= YOUR OBJECTIVE =
Below are entries; repeat exactly, and nothing else, the lines from the one holding "Emit a component" through the one holding "const yStep = 0.005;", inclusive. Leave the pictures out.

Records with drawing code
— begin —
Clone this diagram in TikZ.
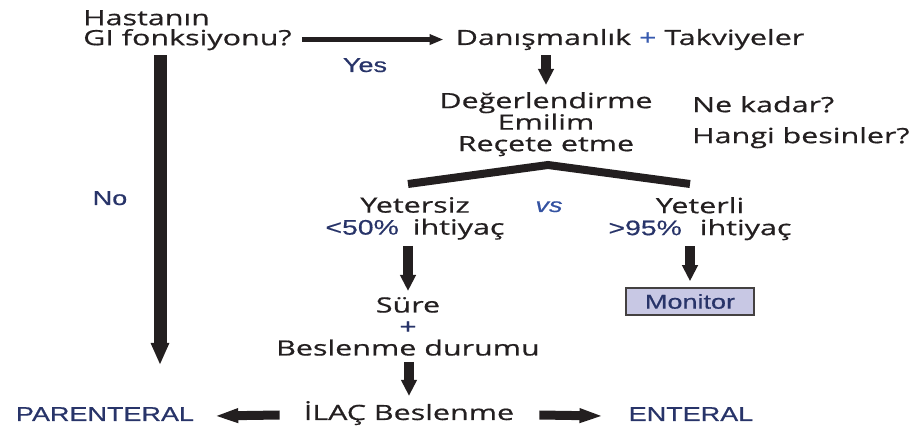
\documentclass[tikz,border=0pt]{standalone}
\usepackage{fontspec}
\setmainfont{Open Sans}[FakeStretch=1.45,FakeBold=0.7]
\newfontfamily\enfont{Liberation Sans}[FakeStretch=1.35,FakeBold=0.5]
\usetikzlibrary{arrows.meta}
\definecolor{ink}{RGB}{35,31,32}
\definecolor{navy}{RGB}{40,52,105}
\definecolor{plusblue}{RGB}{55,90,175}
\definecolor{monfill}{RGB}{200,200,228}
\tikzset{
  txt/.style={inner sep=0pt,text=ink,font=\fontsize{21}{21.5}\selectfont},
  lbl/.style={inner sep=0pt,text=navy,font=\enfont\fontsize{20}{22}\selectfont},
  harr/.style={draw=ink,line width=5pt,-{Triangle[length=14pt,width=10pt]}},
  varr/.style={draw=ink,line width=10pt,-{Triangle[length=16pt,width=15pt]}},
  larr/.style={draw=ink,line width=9pt,-{Triangle[length=24pt,width=13pt]}},
  bigarr/.style={draw=ink,line width=13pt,-{Triangle[length=22pt,width=17pt]}},
  bar/.style={draw=ink,line width=8pt},
  monbox/.style={draw=ink!85,line width=1.5pt,fill=monfill,minimum width=128pt,minimum height=27pt,inner sep=0pt}
}
\begin{document}
\begin{tikzpicture}[x=1pt,y=-1pt]
\useasboundingbox (0,0) rectangle (922,430);
\node[txt,anchor=north west,align=left,font=\fontsize{21}{20}\selectfont] (q) at (83,10) {Hastanın\\GI fonksiyonu?};
\node[txt,anchor=base] (dan) at (630,45) {Danışmanlık {\color{plusblue}+} Takviyeler};
\node[lbl,anchor=base] (yes) at (365,72) {Yes};
\node[lbl,anchor=base] (no) at (110,205) {No};
\node[txt,anchor=north,align=center] (eval) at (546,92) {Değerlendirme\\Emilim\\Reçete etme};
\node[txt,anchor=north west,align=left,font=\fontsize{21}{31}\selectfont] (nek) at (692,96) {Ne kadar?\\Hangi besinler?};
\node[txt,anchor=north,align=center,font=\fontsize{21}{22}\selectfont] (yetersiz) at (415,197)
  {Yetersiz\\{\enfont\color{navy}<50\%}\hspace{14pt}ihtiyaç};
\node[lbl,anchor=base,font=\enfont\itshape\fontsize{20}{22}\selectfont,text=plusblue!80!navy] (vs) at (549,212) {vs};
\node[txt,anchor=north,align=center,font=\fontsize{21}{22}\selectfont] (yeterli) at (700,197)
  {Yeterli\\{\enfont\color{navy}>95\%}\hspace{18pt}ihtiyaç};
\node[monbox,lbl] (mon) at (690,301.5) {Monitor};
\node[txt,anchor=north,align=center] (sure) at (408,297) {Süre\\{\color{navy}+}\\Beslenme durumu};
\node[txt,anchor=base] (ilac) at (409,420) {İLAÇ Beslenme};
\node[lbl,anchor=base] (par) at (105,421) {PARENTERAL};
\node[lbl,anchor=base] (ent) at (691,421) {ENTERAL};
\coordinate (nend) at (160,365);
\coordinate (apex) at (548,165);

\draw[harr] ([xshift=10pt]q.east |- dan) -- ([xshift=-12pt]dan.west);
\draw[varr,shorten <=5pt,shorten >=7pt] (eval.north |- dan.south) -- (eval.north);
\draw[bar] (yetersiz.north -| sure.north) ++(0,-13) -- (apex) -- ([yshift=13pt]yeterli.north -| mon.north);
\draw[varr,shorten <=6pt,shorten >=6pt] (sure.north |- yetersiz.south) -- (sure.north);
\draw[varr,shorten <=6pt,shorten >=6pt] (mon.north |- yeterli.south) -- (mon.north);
\draw[varr,shorten <=6pt,shorten >=5pt] (ilac.north |- sure.south) -- (ilac.north);
\draw[bigarr,shorten <=5pt] (q.south west -| nend) -- (nend);
\draw[larr] ([xshift=-24pt,yshift=5pt]ilac.base west) -- ([xshift=20pt,yshift=5pt]par.base east);
\draw[larr] ([xshift=25pt,yshift=5pt]ilac.base east) -- ([xshift=-25pt,yshift=5pt]ent.base west);
\end{tikzpicture}
\end{document}
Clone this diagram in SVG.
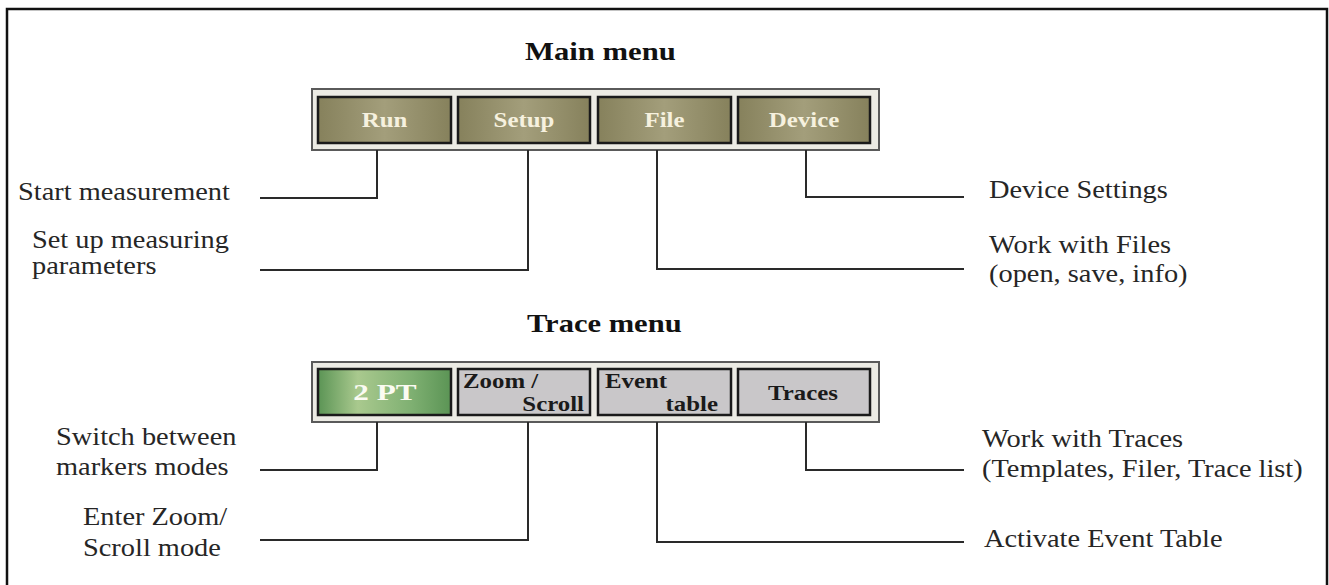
<svg xmlns="http://www.w3.org/2000/svg" width="1329" height="585" viewBox="0 0 1329 585">
<defs>
<linearGradient id="olive" x1="0" y1="0" x2="1" y2="0">
<stop offset="0" stop-color="#86815c"/><stop offset="0.5" stop-color="#a39e7b"/><stop offset="1" stop-color="#86815c"/>
</linearGradient>
<linearGradient id="green" x1="0" y1="0" x2="1" y2="0">
<stop offset="0" stop-color="#5b9455"/><stop offset="0.3" stop-color="#a9c98e"/><stop offset="0.7" stop-color="#7fb072"/><stop offset="1" stop-color="#5b9455"/>
</linearGradient>
<style>
.frame{fill:none;stroke:#111;stroke-width:2.5}
.bar{fill:#ecebe4;stroke:#5a5a5a;stroke-width:2}
.btn{stroke:#1a1a1a;stroke-width:2.5}
.ol{fill:url(#olive)}
.gr{fill:url(#green)}
.gy{fill:#c9c7c9}
.conn path{fill:none;stroke:#2a2a2a;stroke-width:2}
.lbl{font-family:"Liberation Serif","Times New Roman",serif;font-size:25px;fill:#262626}
.ttl{font-family:"Liberation Serif","Times New Roman",serif;font-size:26px;font-weight:bold;fill:#111}
.bl{font-family:"Liberation Serif","Times New Roman",serif;font-size:22px;font-weight:bold;fill:#f6f1df;text-anchor:middle}
.bd{font-family:"Liberation Serif","Times New Roman",serif;font-size:22px;font-weight:bold;fill:#1a1a1a}
</style>
</defs>
<rect x="0" y="0" width="1329" height="585" fill="#fff"/>
<rect class="frame" x="7" y="9" width="1320" height="600"/>

<g id="main-title"><text class="ttl" transform="translate(525,60) scale(1.18,1)">Main menu</text></g>
<g id="trace-title"><text class="ttl" transform="translate(527,332) scale(1.175,1)">Trace menu</text></g>

<g id="main-bar"><rect class="bar" x="312" y="89" width="567" height="61"/></g>
<g id="btn-run"><rect class="btn ol" x="318" y="97" width="133" height="46"/><text class="bl" transform="translate(384.5,127) scale(1.13,1)">Run</text></g>
<g id="btn-setup"><rect class="btn ol" x="458" y="97" width="132" height="46"/><text class="bl" transform="translate(524,127) scale(1.13,1)">Setup</text></g>
<g id="btn-file"><rect class="btn ol" x="598" y="97" width="133" height="46"/><text class="bl" transform="translate(664.5,127) scale(1.13,1)">File</text></g>
<g id="btn-device"><rect class="btn ol" x="738" y="97" width="132" height="46"/><text class="bl" transform="translate(804,127) scale(1.13,1)">Device</text></g>

<g id="trace-bar"><rect class="bar" x="312" y="362" width="567" height="60"/></g>
<g id="btn-2pt"><rect class="btn gr" x="318" y="369" width="133" height="46"/><text class="bl" style="fill:#fbfbf2;font-size:24px" transform="translate(385,400) scale(1.3,1)">2 PT</text></g>
<g id="btn-zoom"><rect class="btn gy" x="458" y="369" width="132" height="46"/><text class="bd" transform="translate(463,388) scale(1.13,1)">Zoom /</text><text class="bd" text-anchor="end" transform="translate(584,411) scale(1.13,1)">Scroll</text></g>
<g id="btn-event"><rect class="btn gy" x="598" y="369" width="133" height="46"/><text class="bd" transform="translate(605,388) scale(1.13,1)">Event</text><text class="bd" text-anchor="end" transform="translate(718,411) scale(1.13,1)">table</text></g>
<g id="btn-traces"><rect class="btn gy" x="738" y="369" width="132" height="46"/><text class="bd" text-anchor="middle" transform="translate(803,400) scale(1.13,1)">Traces</text></g>

<g class="conn" id="connectors">
<path d="M377,150 V198 H260"/>
<path d="M528,150 V270 H260"/>
<path d="M657,150 V269 H964"/>
<path d="M806,150 V197 H964"/>
<path d="M377,422 V470 H260"/>
<path d="M528,422 V540 H260"/>
<path d="M657,422 V542 H964"/>
<path d="M806,422 V470 H964"/>
</g>

<g id="lbl-start"><text class="lbl" transform="translate(18,200) scale(1.135,1)">Start measurement</text></g>
<g id="lbl-setup"><text class="lbl" transform="translate(32,248) scale(1.135,1)"><tspan x="0" y="0">Set up measuring</tspan><tspan x="0" y="26">parameters</tspan></text></g>
<g id="lbl-device"><text class="lbl" transform="translate(989,198) scale(1.135,1)">Device Settings</text></g>
<g id="lbl-files"><text class="lbl" transform="translate(989,253) scale(1.135,1)"><tspan x="0" y="0">Work with Files</tspan><tspan x="0" y="29">(open, save, info)</tspan></text></g>
<g id="lbl-switch"><text class="lbl" transform="translate(56,445) scale(1.135,1)"><tspan x="0" y="0">Switch between</tspan><tspan x="0" y="30">markers modes</tspan></text></g>
<g id="lbl-zoom"><text class="lbl" transform="translate(83,525) scale(1.135,1)"><tspan x="0" y="0">Enter Zoom/</tspan><tspan x="0" y="31">Scroll mode</tspan></text></g>
<g id="lbl-traces"><text class="lbl" transform="translate(982,447) scale(1.135,1)"><tspan x="0" y="0">Work with Traces</tspan><tspan x="0" y="30">(Templates, Filer, Trace list)</tspan></text></g>
<g id="lbl-event"><text class="lbl" transform="translate(984,547) scale(1.135,1)">Activate Event Table</text></g>
</svg>
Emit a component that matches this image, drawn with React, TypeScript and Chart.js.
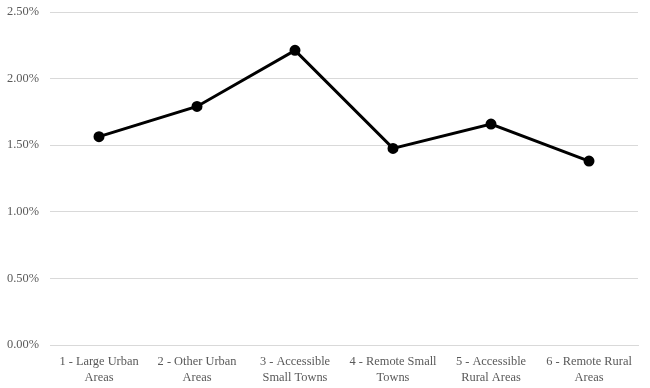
import React, { useEffect, useRef } from "react";
import { Chart, registerables } from "chart.js";

Chart.register(...registerables);

const categories: string[][] = [
  ["1 - Large Urban", "Areas"],
  ["2 - Other Urban", "Areas"],
  ["3 - Accessible", "Small Towns"],
  ["4 - Remote Small", "Towns"],
  ["5 - Accessible", "Rural Areas"],
  ["6 - Remote Rural", "Areas"],
];
const values: number[] = [0.01564, 0.01791, 0.02212, 0.01476, 0.01659, 0.01381];
const yMin = 0;
const yMax = 0.025;
const yStep = 0.005;

export default function App() {
  const ref = useRef<HTMLCanvasElement | null>(null);
  useEffect(() => {
    document.body.style.margin = "0";
    const canvas = ref.current;
    if (!canvas) return;
    const font = { family: "'Liberation Serif', 'Times New Roman', serif", size: 12.4, lineHeight: 1.3 };
    const chart = new Chart(canvas, {
      type: "line",
      data: {
        labels: categories,
        datasets: [
          {
            data: values,
            borderColor: "#000000",
            backgroundColor: "#000000",
            borderWidth: 3,
            pointRadius: 4,
            pointHoverRadius: 4,
            pointBackgroundColor: "#000000",
            pointBorderColor: "#000000",
            tension: 0,
            fill: false,
          },
        ],
      },
      options: {
        animation: false,
        responsive: false,
        maintainAspectRatio: false,
        layout: { padding: { left: 0, right: 12, top: 12, bottom: 0 } },
        plugins: { legend: { display: false }, tooltip: { enabled: false } },
        scales: {
          x: {
            offset: true,
            grid: { display: false, drawTicks: false },
            border: { display: true, color: "#d9d9d9", width: 1 },
            ticks: {
              color: "#595959",
              font,
              padding: 9,
              maxRotation: 0,
              minRotation: 0,
              autoSkip: false,
            },
            afterFit: (scale: any) => {
              scale.height = 43;
              scale.paddingLeft = 0;
              scale.paddingRight = 0;
            },
          },
          y: {
            min: yMin,
            max: yMax,
            grid: { color: "#d9d9d9", drawTicks: false, lineWidth: 1 },
            border: { display: false },
            ticks: {
              stepSize: yStep,
              color: "#595959",
              font,
              padding: 11,
              callback: (v: any) => (Number(v) * 100).toFixed(2) + "%",
            },
            afterFit: (scale: any) => {
              scale.width = 50;
              scale.paddingTop = 0;
              scale.paddingBottom = 0;
            },
          },
        },
      },
    });
    return () => chart.destroy();
  }, []);
  return (
    <div style={{ width: 650, height: 388, background: "#ffffff" }}>
      <canvas ref={ref} width={650} height={388} style={{ display: "block" }} />
    </div>
  );
}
— end —
= EXERCISE SOLUTION =
Emit a component that matches this image, drawn with React, TypeScript and Chart.js.
import React, { useEffect, useRef } from "react";
import { Chart, registerables } from "chart.js";

Chart.register(...registerables);

const categories: string[][] = [
  ["1 - Large Urban", "Areas"],
  ["2 - Other Urban", "Areas"],
  ["3 - Accessible", "Small Towns"],
  ["4 - Remote Small", "Towns"],
  ["5 - Accessible", "Rural Areas"],
  ["6 - Remote Rural", "Areas"],
];
const values: number[] = [0.01564, 0.01791, 0.02212, 0.01476, 0.01659, 0.01381];
const yMin = 0;
const yMax = 0.025;
const yStep = 0.005;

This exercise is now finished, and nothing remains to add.